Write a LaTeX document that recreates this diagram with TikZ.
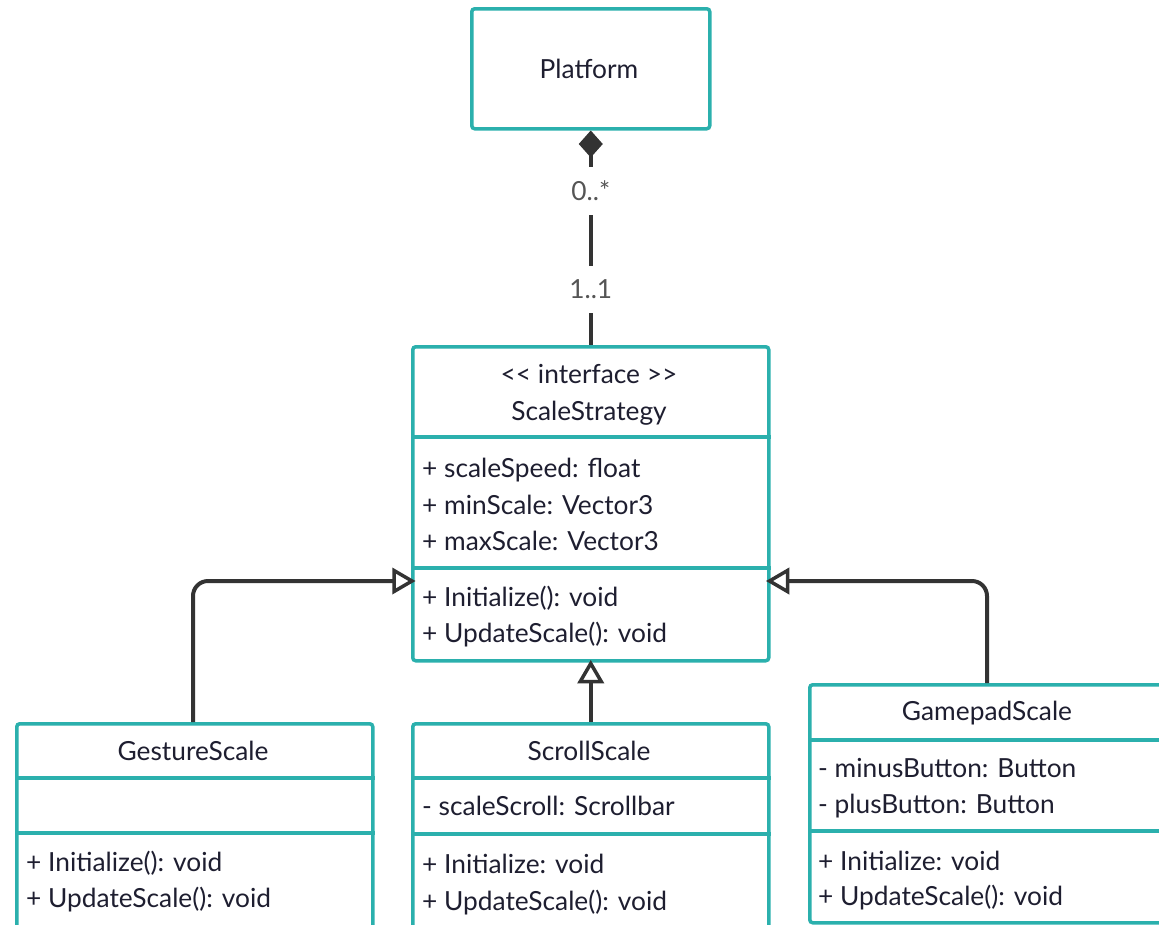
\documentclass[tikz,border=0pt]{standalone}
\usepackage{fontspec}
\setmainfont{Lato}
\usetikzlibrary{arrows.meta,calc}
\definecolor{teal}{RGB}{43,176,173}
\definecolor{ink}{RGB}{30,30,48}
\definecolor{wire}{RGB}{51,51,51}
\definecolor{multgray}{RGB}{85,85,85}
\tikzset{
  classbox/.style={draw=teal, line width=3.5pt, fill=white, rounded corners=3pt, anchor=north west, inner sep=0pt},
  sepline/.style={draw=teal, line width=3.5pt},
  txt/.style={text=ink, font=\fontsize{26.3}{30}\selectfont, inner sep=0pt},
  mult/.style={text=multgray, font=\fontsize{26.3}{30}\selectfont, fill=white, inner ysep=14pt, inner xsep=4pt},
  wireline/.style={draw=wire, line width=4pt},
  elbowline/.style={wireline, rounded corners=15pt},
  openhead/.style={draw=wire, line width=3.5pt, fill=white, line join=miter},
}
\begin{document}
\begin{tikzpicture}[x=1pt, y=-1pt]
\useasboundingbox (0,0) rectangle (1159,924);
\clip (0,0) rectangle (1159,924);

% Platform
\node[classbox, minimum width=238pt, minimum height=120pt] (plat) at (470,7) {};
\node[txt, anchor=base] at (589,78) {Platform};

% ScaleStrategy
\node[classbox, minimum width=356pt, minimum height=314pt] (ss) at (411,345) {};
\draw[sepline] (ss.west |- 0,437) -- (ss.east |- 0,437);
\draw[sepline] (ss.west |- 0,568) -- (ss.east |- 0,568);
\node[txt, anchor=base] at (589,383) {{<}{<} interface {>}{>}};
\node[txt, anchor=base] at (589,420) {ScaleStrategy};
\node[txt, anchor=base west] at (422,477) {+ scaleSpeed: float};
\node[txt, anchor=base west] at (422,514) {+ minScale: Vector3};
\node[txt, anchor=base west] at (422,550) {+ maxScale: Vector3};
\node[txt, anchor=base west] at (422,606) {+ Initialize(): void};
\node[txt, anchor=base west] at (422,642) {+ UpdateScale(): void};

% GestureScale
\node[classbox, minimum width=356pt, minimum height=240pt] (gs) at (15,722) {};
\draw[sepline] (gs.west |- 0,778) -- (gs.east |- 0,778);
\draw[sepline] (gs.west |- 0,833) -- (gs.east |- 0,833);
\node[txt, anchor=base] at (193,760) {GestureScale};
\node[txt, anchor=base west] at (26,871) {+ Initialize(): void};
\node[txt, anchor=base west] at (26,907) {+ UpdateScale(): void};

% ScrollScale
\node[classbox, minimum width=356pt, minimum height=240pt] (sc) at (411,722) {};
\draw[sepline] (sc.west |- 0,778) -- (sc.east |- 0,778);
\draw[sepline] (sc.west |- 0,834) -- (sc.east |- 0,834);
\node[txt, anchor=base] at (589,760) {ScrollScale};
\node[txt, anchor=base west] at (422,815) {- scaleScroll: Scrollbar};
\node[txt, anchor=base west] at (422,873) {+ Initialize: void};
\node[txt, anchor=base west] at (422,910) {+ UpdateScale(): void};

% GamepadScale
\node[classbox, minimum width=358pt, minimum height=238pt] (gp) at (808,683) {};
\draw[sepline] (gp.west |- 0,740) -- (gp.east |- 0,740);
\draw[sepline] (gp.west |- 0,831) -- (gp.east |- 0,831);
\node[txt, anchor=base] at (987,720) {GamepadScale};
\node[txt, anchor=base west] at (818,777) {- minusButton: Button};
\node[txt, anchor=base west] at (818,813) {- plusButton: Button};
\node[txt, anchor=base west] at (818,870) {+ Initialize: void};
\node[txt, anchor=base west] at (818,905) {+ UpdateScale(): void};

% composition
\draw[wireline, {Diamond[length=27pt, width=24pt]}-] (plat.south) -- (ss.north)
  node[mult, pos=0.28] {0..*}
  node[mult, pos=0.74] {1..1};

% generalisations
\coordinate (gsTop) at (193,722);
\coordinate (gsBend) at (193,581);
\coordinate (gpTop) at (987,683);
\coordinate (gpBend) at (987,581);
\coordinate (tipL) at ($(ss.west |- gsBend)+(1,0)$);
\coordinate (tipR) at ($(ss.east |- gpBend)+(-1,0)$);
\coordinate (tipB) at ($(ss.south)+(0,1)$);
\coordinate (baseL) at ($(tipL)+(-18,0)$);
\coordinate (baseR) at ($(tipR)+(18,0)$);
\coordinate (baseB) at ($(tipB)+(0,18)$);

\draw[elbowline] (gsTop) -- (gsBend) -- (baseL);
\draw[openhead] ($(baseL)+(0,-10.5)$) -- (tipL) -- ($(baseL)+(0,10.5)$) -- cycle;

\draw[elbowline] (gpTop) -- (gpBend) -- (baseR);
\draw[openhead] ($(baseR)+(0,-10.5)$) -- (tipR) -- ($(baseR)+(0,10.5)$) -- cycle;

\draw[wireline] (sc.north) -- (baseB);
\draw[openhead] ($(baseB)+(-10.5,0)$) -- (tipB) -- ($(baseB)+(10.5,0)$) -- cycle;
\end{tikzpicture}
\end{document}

┄┄┄┄┄┄┄┄┄┄┄┄┄┄┄┄┄┄┄┄

**What to work on**
With the pictures left out, restate word for word every line of the data above, from the first down to the line that contains "west] at (422,642)".

**Finished task**
Write a LaTeX document that recreates this diagram with TikZ.
\documentclass[tikz,border=0pt]{standalone}
\usepackage{fontspec}
\setmainfont{Lato}
\usetikzlibrary{arrows.meta,calc}
\definecolor{teal}{RGB}{43,176,173}
\definecolor{ink}{RGB}{30,30,48}
\definecolor{wire}{RGB}{51,51,51}
\definecolor{multgray}{RGB}{85,85,85}
\tikzset{
  classbox/.style={draw=teal, line width=3.5pt, fill=white, rounded corners=3pt, anchor=north west, inner sep=0pt},
  sepline/.style={draw=teal, line width=3.5pt},
  txt/.style={text=ink, font=\fontsize{26.3}{30}\selectfont, inner sep=0pt},
  mult/.style={text=multgray, font=\fontsize{26.3}{30}\selectfont, fill=white, inner ysep=14pt, inner xsep=4pt},
  wireline/.style={draw=wire, line width=4pt},
  elbowline/.style={wireline, rounded corners=15pt},
  openhead/.style={draw=wire, line width=3.5pt, fill=white, line join=miter},
}
\begin{document}
\begin{tikzpicture}[x=1pt, y=-1pt]
\useasboundingbox (0,0) rectangle (1159,924);
\clip (0,0) rectangle (1159,924);

% Platform
\node[classbox, minimum width=238pt, minimum height=120pt] (plat) at (470,7) {};
\node[txt, anchor=base] at (589,78) {Platform};

% ScaleStrategy
\node[classbox, minimum width=356pt, minimum height=314pt] (ss) at (411,345) {};
\draw[sepline] (ss.west |- 0,437) -- (ss.east |- 0,437);
\draw[sepline] (ss.west |- 0,568) -- (ss.east |- 0,568);
\node[txt, anchor=base] at (589,383) {{<}{<} interface {>}{>}};
\node[txt, anchor=base] at (589,420) {ScaleStrategy};
\node[txt, anchor=base west] at (422,477) {+ scaleSpeed: float};
\node[txt, anchor=base west] at (422,514) {+ minScale: Vector3};
\node[txt, anchor=base west] at (422,550) {+ maxScale: Vector3};
\node[txt, anchor=base west] at (422,606) {+ Initialize(): void};
\node[txt, anchor=base west] at (422,642) {+ UpdateScale(): void};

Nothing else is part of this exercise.